Have you cleaned the lens with a Q-tip and a little Windex or rubbing alcohol recently?
Don’t know if that’s the issue, but a dirty or smudged lens will reflect ambient light and make photos look really washed out.
Based on the exif it’s a metering or aperture problem.
The outside exposure was 1/333s at f/2.8, 100 ISO. That’s overexposed by about 3 stops - at f/2.8 the shutter speed ought to have been more like 1/3200s on a sunny day, not 1/333. I don’t think your camera’s shutter speed goes that high, so it should have closed down the aperture much smaller than f/2.8.
…and the aperture is at 2.8 both indoors and outdoors: it looks like the camera is stuck on that aperture.
The “ghosting” looks to be light reflected off the glass table top onto the wall. Same for the right side of the cabinet, reflecting off the TV.
Thanks for taking the time to look at the photos. So I guess there is no DIY fix for this. I am assuming it is a mechanical problem by your use of the term “stuck”. I hate to sound so anal about this issue, it has always bothered me to throw away useful items without attempting to find a fix.
It’s likely that the lens aperture is physically stuck, though it could also be an electronic problem preventing the camera from telling it to move. Either way it amounts to the same result.
It’s no longer a useful item. Throw it away.
…to be honest: my recommendation would be to bang it hard on something. One of either three things will happen: either nothing will happen at all, or you will bang it hard enough to change the aperture, or you will break the camera further. And as it is already broken, what do you have to loose? And of course, I’m curious to see the results!

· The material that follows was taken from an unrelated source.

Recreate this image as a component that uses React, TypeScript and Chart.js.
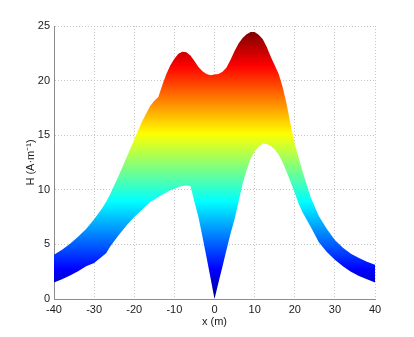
import { useEffect, useRef } from 'react';
import { Chart, registerables } from 'chart.js';

Chart.register(...registerables);

const xValues = [-40, -38, -36, -34, -32, -30, -28, -27, -26, -24, -22, -20, -18, -16, -15, -14, -13, -12, -11, -10, -9, -8, -7, -6, -5, -4, -3, -2, -1, 0, 1, 2, 3, 4, 5, 6, 7, 8, 9, 10, 11, 12, 13, 14, 15, 16, 17, 18, 19, 20, 21, 22, 24, 26, 28, 30, 32, 34, 36, 38, 40];

const upperH = [4.05, 4.5, 5.05, 5.7, 6.4, 7.3, 8.3, 8.9, 9.6, 11.2, 12.9, 14.6, 16.3, 17.7, 18.15, 18.5, 19.6, 20.6, 21.4, 22.0, 22.45, 22.65, 22.6, 22.3, 21.8, 21.25, 20.85, 20.6, 20.5, 20.55, 20.6, 20.8, 21.2, 21.9, 22.7, 23.4, 23.9, 24.25, 24.45, 24.45, 24.2, 23.8, 23.1, 22.2, 21.4, 20.6, 19.4, 17.8, 15.9, 14.2, 12.9, 11.6, 9.3, 7.6, 6.4, 5.4, 4.7, 4.15, 3.75, 3.4, 3.14];

const lowerH = [1.5, 1.8, 2.15, 2.55, 3.0, 3.3, 3.9, 4.2, 4.8, 5.8, 6.7, 7.5, 8.2, 8.9, 9.1, 9.35, 9.55, 9.75, 9.95, 10.1, 10.25, 10.35, 10.4, 10.35, 8.9, 7.5, 5.7, 3.85, 1.95, 0, 1.5, 3.0, 4.5, 6.0, 7.3, 8.9, 10.55, 11.8, 12.85, 13.5, 13.95, 14.25, 14.2, 14.0, 13.7, 13.2, 12.5, 11.6, 10.7, 9.7, 8.7, 7.9, 6.6, 5.2, 4.3, 3.6, 3.0, 2.5, 2.1, 1.8, 1.52];

const xTickValues = [-40, -30, -20, -10, 0, 10, 20, 30, 40];
const yTickValues = [0, 5, 10, 15, 20, 25];

const colorMin = 0;
const colorMax = 24.45;
const jetStops: [number, string][] = [
  [0, '#00008f'],
  [0.111, '#0000ff'],
  [0.365, '#00ffff'],
  [0.619, '#ffff00'],
  [0.873, '#ff0000'],
  [1, '#800000'],
];

const FONT = 'Liberation Sans, Arial, Helvetica, sans-serif';

export default function App() {
  const ref = useRef<HTMLCanvasElement>(null);

  useEffect(() => {
    const jetFill = (context: any) => {
      const chart = context.chart;
      const { ctx, chartArea, scales } = chart;
      if (!chartArea || !scales.y) return 'rgba(0,0,0,0)';
      const y0 = scales.y.getPixelForValue(colorMin);
      const y1 = scales.y.getPixelForValue(colorMax);
      const g = ctx.createLinearGradient(0, y0, 0, y1);
      jetStops.forEach(([s, c]) => g.addColorStop(s, c));
      return g;
    };

    const chart = new Chart(ref.current!, {
      type: 'line',
      data: {
        datasets: [
          {
            label: 'upper',
            data: xValues.map((x, i) => ({ x, y: upperH[i] })),
            fill: '+1',
            backgroundColor: jetFill,
            borderColor: 'rgba(0,0,0,0)',
            borderWidth: 0,
            pointRadius: 0,
            tension: 0,
          },
          {
            label: 'lower',
            data: xValues.map((x, i) => ({ x, y: lowerH[i] })),
            fill: false,
            borderColor: 'rgba(0,0,0,0)',
            borderWidth: 0,
            pointRadius: 0,
            tension: 0,
          },
        ],
      },
      options: {
        responsive: false,
        animation: false,
        events: [],
        layout: { padding: { left: 0, top: 26, right: 39, bottom: 0 } },
        plugins: { legend: { display: false }, tooltip: { enabled: false } },
        scales: {
          x: {
            type: 'linear',
            min: -40,
            max: 40,
            afterBuildTicks: (scale: any) => {
              scale.ticks = xTickValues.map((v) => ({ value: v }));
            },
            afterFit: (scale: any) => {
              scale.height = 38;
            },
            ticks: {
              color: '#1a1a1a',
              font: { family: FONT, size: 11 },
              padding: 4,
              maxRotation: 0,
            },
            grid: { color: '#c4c4c4', lineWidth: 1, drawTicks: false },
            border: { display: true, color: '#8c8c8c', width: 1, dash: [1, 2] },
            title: {
              display: true,
              text: 'x (m)',
              color: '#1a1a1a',
              font: { family: FONT, size: 11 },
              padding: { top: 0, bottom: 8 },
            },
          },
          y: {
            type: 'linear',
            min: 0,
            max: 25,
            afterBuildTicks: (scale: any) => {
              scale.ticks = yTickValues.map((v) => ({ value: v }));
            },
            afterFit: (scale: any) => {
              scale.width = 54;
            },
            ticks: {
              color: '#1a1a1a',
              font: { family: FONT, size: 11 },
              padding: 4,
            },
            grid: { color: '#c4c4c4', lineWidth: 1, drawTicks: false },
            border: { display: true, color: '#8c8c8c', width: 1, dash: [1, 2] },
            title: {
              display: true,
              text: 'H (A·m⁻¹)',
              color: '#1a1a1a',
              font: { family: FONT, size: 11 },
              padding: { top: 24, bottom: 0 },
            },
          },
        },
      },
    });
    return () => chart.destroy();
  }, []);

  return (
    <div style={{ position: 'absolute', left: 0, top: 0, width: 414, height: 337, background: '#ffffff' }}>
      <canvas ref={ref} width={414} height={337} style={{ display: 'block', width: 414, height: 337 }} />
    </div>
  );
}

But seriously, unless you want to spend a bit of money on it, I’d say your camera is dead. There are a few people discussing a stuck aperture in this thread:
http://www.digitalcamera-hq.com/products/kodak-easyshare-ls443
and some other people having problems:
http://www.dcresource.com/forums/archive/index.php/t-1076.html
I just noticed that on the first link, the first comment used the “fonzie fix”, and it worked! So if you are considering throwing it out, give it a bang before you do!
!
Good old Percussive Maintenance!
Well, I am planning on sending it to the great beyond this weekend, so what the hell. I will attempt the “fonzie” fix and see what happens. Follow up post in a few days.
And just to clear my name, as I said before I am not cheap. I just hate seeing everything so disposable today. Even items such as cars, so many items on a car are not repairable any longer, just toss the part and buy a new one.
Yeah, most of the signs point to it being a mechanical problem with the aperture not stopping down. I’m actually a little surprised that it didn’t report the aperture as f/5.6 or whatever the correct exposure would have been, because I would have assumed there’s no actual feedback from the physical mechanism reporting back to the EXIF metadata what the aperture actually is, rather than what it should be. What I mean is, if the camera’s computer calculates 1/350 @ f/6.3, then sends a message to the stop down to f/6.3, I would have thought f/6.3 gets recorded in the EXIF instead of there being a message sent back from the aperture mechanism saying it only stopped down to f/2.8, and was kept there. So what I expected to see is EXIF that says 1/350 @ f/6.3 with a picture that’s obvious overexposed. Apparently, my assumption was incorrect. I do know that with my Nikon D3, it will report the aperture as f/0 if there is any problem, so maybe these old compacts work in a similar way.